Proposed recommendations

  • Continuation of enforcing existing laws;
  • Improvement of the regulatory landscape of digital assets;
  • Assessment of the impact of potential vertical integration by crypto-asset firms.
  • Obliged entities’ risk exposure reporting and proper mitigation thereof.


FinCEN issued December 15 a Notice of Proposed Rulemaking regarding the circumstances under which beneficial ownership information can be disclosed to Federal agencies, state, local, tribal, and foreign governments, and financial institutions, and how it must be protected.

In 2022 a new beneficial ownership information reporting rule was implemented with the scope of unveiling shell companies and restricting the abuse of the US financial system by criminals and sanctioned parties. This reporting rule requires legal entities registered in the US to report to FinCEN information about their beneficial owners. Access to this information would be granted only to:

  • Federal agencies engaged in national security, intelligence, or law enforcement activities;
  • state, local, and Tribal law enforcement agencies with court authorization;
  • foreign law enforcement agencies, prosecutors, judges, and other agencies that meet specific criteria;
  • Treasury officers and employees under certain circumstances;
  • financial institutions with customer due diligence requirements and regulators supervising them for compliance with such requirements.

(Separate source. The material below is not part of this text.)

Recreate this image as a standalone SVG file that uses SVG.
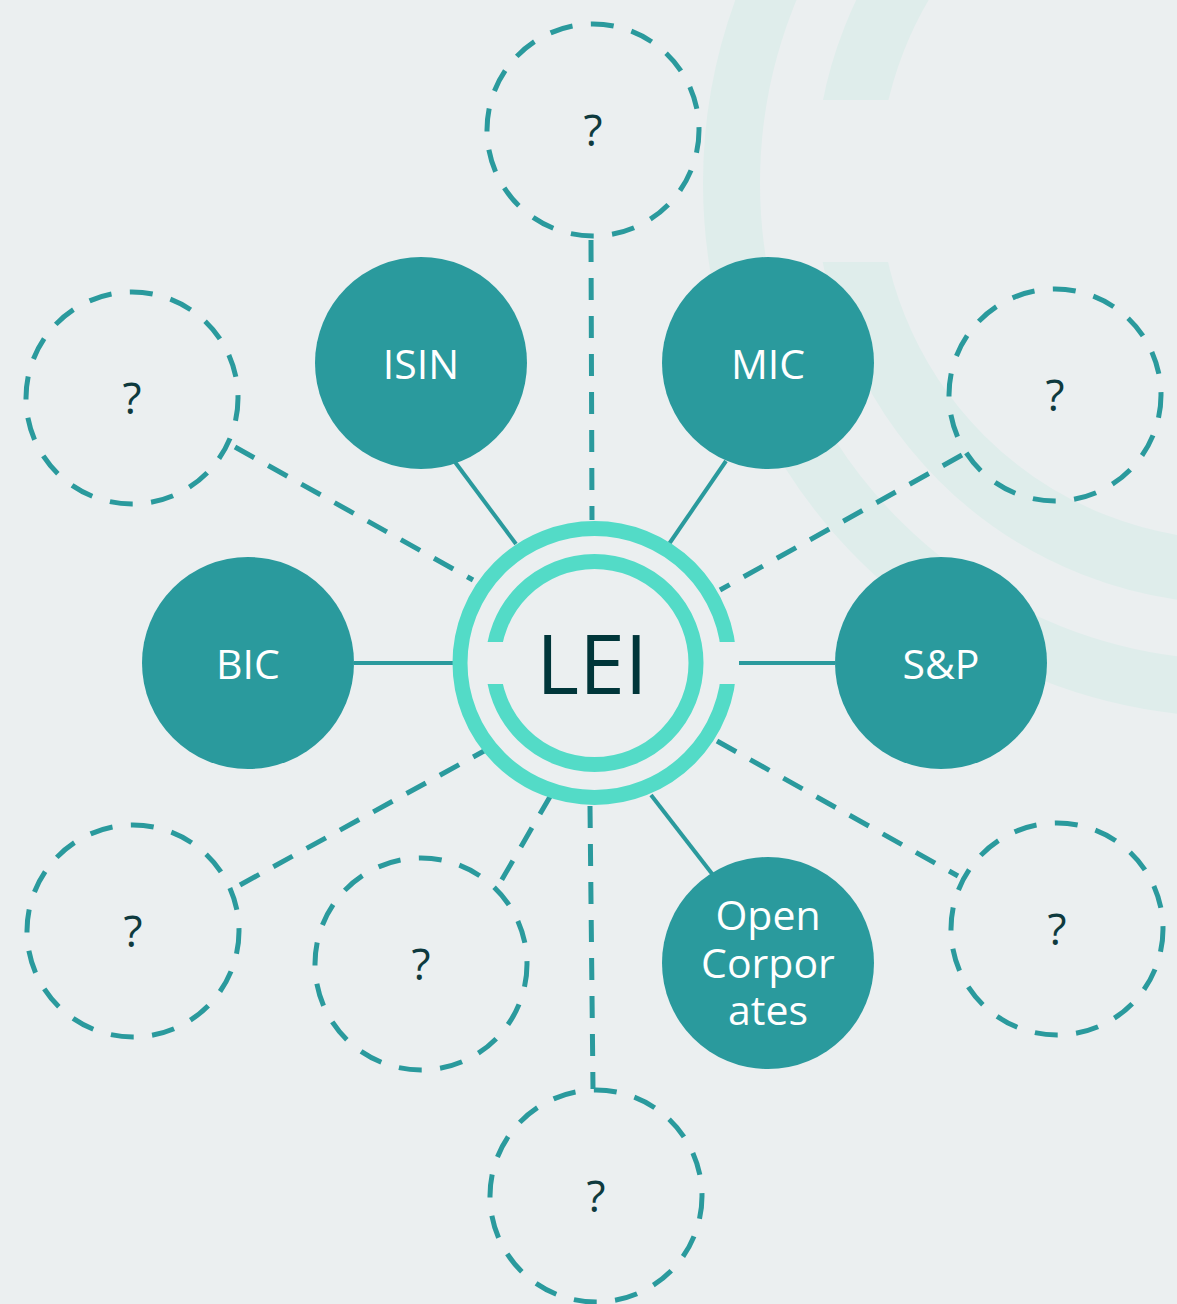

The notice letter assists in the effort of combatting financial crime by:

  • detailing on how government officials’ access is granted to the database in order to support law enforcement, national security, and intelligence activities;
  • specifying under which conditions financial institutions and their regulators can access the data base in order to fulfill customer due diligence requirements and conduct supervision;
  • describing what measure are taken to protect this sensitive information according to CTA requirements;
  • proposing amendments to the final reporting rule to specify “when reporting companies may report FinCEN identifiers associated with entities”.